- [Written instruction]
Identify all lines in the listing that include the word "with", and copy them out.

- [Data segment]
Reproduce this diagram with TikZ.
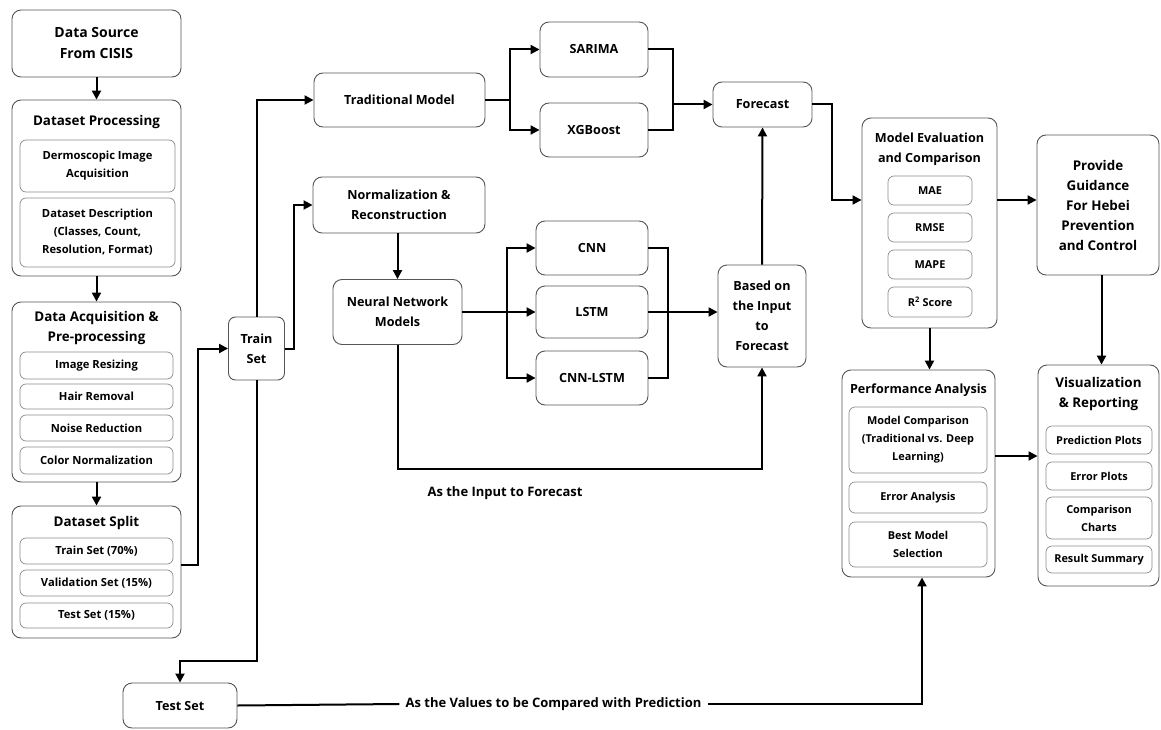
\documentclass[tikz,border=0pt]{standalone}
\usepackage{fontspec}
\setmainfont{Open Sans}
\usepackage{tikz}
\usetikzlibrary{shapes,arrows.meta,positioning}
\definecolor{boxgray}{RGB}{85, 85, 85}
\definecolor{innergray}{RGB}{140, 140, 140}
\newcommand{\bigfont}{\fontsize{14}{21}\selectfont\bfseries}
\newcommand{\headfont}{\fontsize{13.4}{20}\selectfont\bfseries}
\newcommand{\boxfont}{\fontsize{12.6}{20}\selectfont\bfseries}
\newcommand{\itemfont}{\fontsize{11.2}{18}\selectfont\bfseries}
\newcommand{\smallfont}{\fontsize{10.9}{18}\selectfont\bfseries}
\tikzstyle{box} = [rectangle, rounded corners=9pt, draw=boxgray, line width=0.9pt, fill=white, align=center, font=\boxfont, inner sep=0pt]
\tikzstyle{group} = [rectangle, rounded corners=9pt, draw=boxgray, line width=0.9pt, fill=white, inner sep=0pt]
\tikzstyle{item} = [rectangle, rounded corners=6pt, draw=innergray, line width=0.7pt, fill=white, align=center, font=\itemfont, inner sep=0pt]
\tikzstyle{smallitem} = [item, font=\smallfont]
\tikzstyle{textonly} = [draw=none, fill=none, align=center]
\tikzstyle{flow} = [line width=2pt, -{Triangle[length=9pt,width=9pt]}]
\tikzstyle{line} = [line width=2pt]

\begin{document}
\begin{tikzpicture}[x=1pt, y=-1pt]
\useasboundingbox (0,0) rectangle (1161,730);

% left column =============================

% data source
\node[box, font=\bigfont, minimum width=169pt, minimum height=67pt] (src) at (96.5,43.5) {Data Source\\From CISIS};

% dataset processing
\node[group, minimum width=169pt, minimum height=176pt] (procbox) at (96.5,188) {};
\node[textonly, font=\headfont] (proc) at (96.5,122) {Dataset Processing};
\node[item, minimum width=155pt, minimum height=52pt] (dermo) at (97.5,166) {Dermoscopic Image\\Acquisition};
\node[item, minimum width=155pt, minimum height=69pt] (desc) at (97.5,232.5) {Dataset Description\\(Classes, Count,\\Resolution, Format)};

% acquisition and pre-processing
\node[group, minimum width=169pt, minimum height=180pt] (acqbox) at (96.5,392) {};
\node[textonly, font=\headfont] (acq) at (96.5,328) {Data Acquisition \&\\Pre-processing};
\node[item, minimum width=153pt, minimum height=27pt] (resize) at (96.5,365.5) {Image Resizing};
\node[item, minimum width=153pt, minimum height=25pt] (hair) at (96.5,396.5) {Hair Removal};
\node[item, minimum width=153pt, minimum height=26pt] (noise) at (96.5,428) {Noise Reduction};
\node[item, minimum width=153pt, minimum height=27pt] (colnorm) at (96.5,460.5) {Color Normalization};

% dataset split
\node[group, minimum width=169pt, minimum height=132pt] (splitbox) at (96.5,572) {};
\node[textonly, font=\headfont] (split) at (96.5,523) {Dataset Split};
\node[item, minimum width=153pt, minimum height=26pt] (trainpct) at (96.5,551) {Train Set (70\%)};
\node[item, minimum width=153pt, minimum height=26pt] (valpct) at (96.5,583) {Validation Set (15\%)};
\node[item, minimum width=153pt, minimum height=25pt] (testpct) at (96.5,615.5) {Test Set (15\%)};

% sets
\node[box, rounded corners=7pt, minimum width=56pt, minimum height=63pt] (train) at (256.5,348.5) {Train\\Set};
\node[box, minimum width=114pt, minimum height=45pt] (test) at (180,705.5) {Test Set};

% models =============================

% traditional branch
\node[box, minimum width=171pt, minimum height=54pt] (trad) at (399.5,100) {Traditional Model};
\node[box, minimum width=108pt, minimum height=55pt] (sarima) at (594,49.5) {SARIMA};
\node[box, minimum width=108pt, minimum height=54pt] (xgb) at (594,130) {XGBoost};
\node[box, minimum width=99pt, minimum height=45pt] (forecast) at (762.5,104.5) {Forecast};

% neural branch
\node[box, minimum width=172pt, minimum height=56pt] (norm) at (399,205) {Normalization \&\\Reconstruction};
\node[box, minimum width=129pt, minimum height=65pt] (nn) at (397.5,312) {Neural Network\\Models};
\node[box, minimum width=112pt, minimum height=54pt] (cnn) at (592,248) {CNN};
\node[box, minimum width=112pt, minimum height=52pt] (lstm) at (592,312) {LSTM};
\node[box, minimum width=112pt, minimum height=54pt] (cnnlstm) at (592,378) {CNN-LSTM};
\node[box, minimum width=88pt, minimum height=102pt] (based) at (762,316) {Based on\\the Input\\to\\Forecast};

% evaluation =============================

\node[group, minimum width=135pt, minimum height=210pt] (evalbox) at (929.5,223) {};
\node[textonly, font=\boxfont, align=center] (eval) at (929.5,149.5) {Model Evaluation\\and Comparison};
\node[smallitem, minimum width=84pt, minimum height=29pt] (mae) at (930,190.5) {MAE};
\node[smallitem, minimum width=84pt, minimum height=29pt] (rmse) at (930,227.5) {RMSE};
\node[smallitem, minimum width=84pt, minimum height=29pt] (mape) at (930,264.5) {MAPE};
\node[smallitem, minimum width=84pt, minimum height=30pt] (rtwo) at (930,302) {R\textsuperscript{2} Score};

\node[box, font=\headfont, minimum width=122pt, minimum height=140pt] (guide) at (1098,205) {Provide\\Guidance\\For Hebei\\Prevention\\and Control};

\node[group, minimum width=153pt, minimum height=207pt] (perfbox) at (918.5,473.5) {};
\node[textonly, font=\boxfont] (perf) at (918.5,390) {Performance Analysis};
\node[smallitem, minimum width=138pt, minimum height=66pt] (mcomp) at (918,440) {Model Comparison\\(Traditional vs. Deep\\Learning)};
\node[smallitem, minimum width=138pt, minimum height=31pt] (erran) at (918,497.5) {Error Analysis};
\node[smallitem, minimum width=138pt, minimum height=45pt] (best) at (918,544.5) {Best Model\\Selection};

\node[group, minimum width=121pt, minimum height=221pt] (visbox) at (1098.5,475.5) {};
\node[textonly, font=\headfont] (vis) at (1098.5,394) {Visualization\\\& Reporting};
\node[smallitem, minimum width=106pt, minimum height=28pt] (pplots) at (1099,440) {Prediction Plots};
\node[smallitem, minimum width=106pt, minimum height=28pt] (eplots) at (1099,476) {Error Plots};
\node[smallitem, minimum width=106pt, minimum height=42pt] (charts) at (1099,518) {Comparison\\Charts};
\node[smallitem, minimum width=106pt, minimum height=27pt] (summary) at (1099,559.5) {Result Summary};

% labels
\node[textonly, font=\fontsize{13}{16}\selectfont\bfseries] (inlabel) at (505,493) {As the Input to Forecast};
\node[textonly, font=\fontsize{13}{16}\selectfont\bfseries, inner sep=6pt] (cmp) at (553.5,704) {As the Values to be Compared with Prediction};

% edges left column
\draw[flow] (src) -- (procbox);
\draw[flow] (procbox) -- (acqbox);
\draw[flow] (acqbox) -- (splitbox);
\draw[flow] ([yshift=7pt]splitbox.east) -- ++(17,0) |- (train.west);

% edges from the sets
\draw[flow] (train.north) |- (trad.west);
\draw[flow] (train.east) -- ++(9,0) |- (norm.west);
\draw[flow] (train.south) -- ++(0,281) -| (test.north);
\draw[line] (test.east) -- (cmp.west);
\draw[flow] (cmp.east) -| ([xshift=3.5pt]perfbox.south);

% edges traditional branch
\draw[line] (trad.east) -- ++(25,0) coordinate (tsplit);
\draw[flow] (tsplit) |- (sarima.west);
\draw[flow] (tsplit) |- (xgb.west);
\draw[line] (sarima.east) -- ++(25,0) |- (xgb.east);
\coordinate (tmerge) at (673,104.5);
\draw[flow] (tmerge) -- (forecast.west);

% edges neural branch
\draw[flow] (nn.north |- norm.south) -- (nn.north);
\draw[flow] (nn.east) -- (lstm.west);
\coordinate (nsplit) at (507,312);
\draw[flow] (nsplit) |- (cnn.west);
\draw[flow] (nsplit) |- (cnnlstm.west);
\draw[line] (cnn.east) -- ++(20,0) |- (cnnlstm.east);
\draw[flow] (lstm.east) -- (lstm.east -| based.west);
\draw[flow] (nn.south) -- ++(0,124.5) -| (based.south);
\draw[flow] (based.north) -- (forecast.south);

% edges evaluation
\draw[flow] (forecast.east) -- ++(20,0) |- ([yshift=23pt]evalbox.west);
\draw[flow] ([yshift=23pt]evalbox.east) -- ([yshift=23pt]evalbox.east -| guide.west);
\draw[flow] (evalbox.south) -- (evalbox.south |- perfbox.north);
\draw[flow] ([xshift=3.5pt]guide.south) -- ([xshift=3.5pt]guide.south |- visbox.north);
\draw[flow] ([yshift=17.5pt]perfbox.east) -- ([yshift=17.5pt]perfbox.east -| visbox.west);

\end{tikzpicture}
\end{document}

- [Exercise answer]
Reproduce this diagram with TikZ.
\node[textonly, font=\fontsize{13}{16}\selectfont\bfseries, inner sep=6pt] (cmp) at (553.5,704) {As the Values to be Compared with Prediction};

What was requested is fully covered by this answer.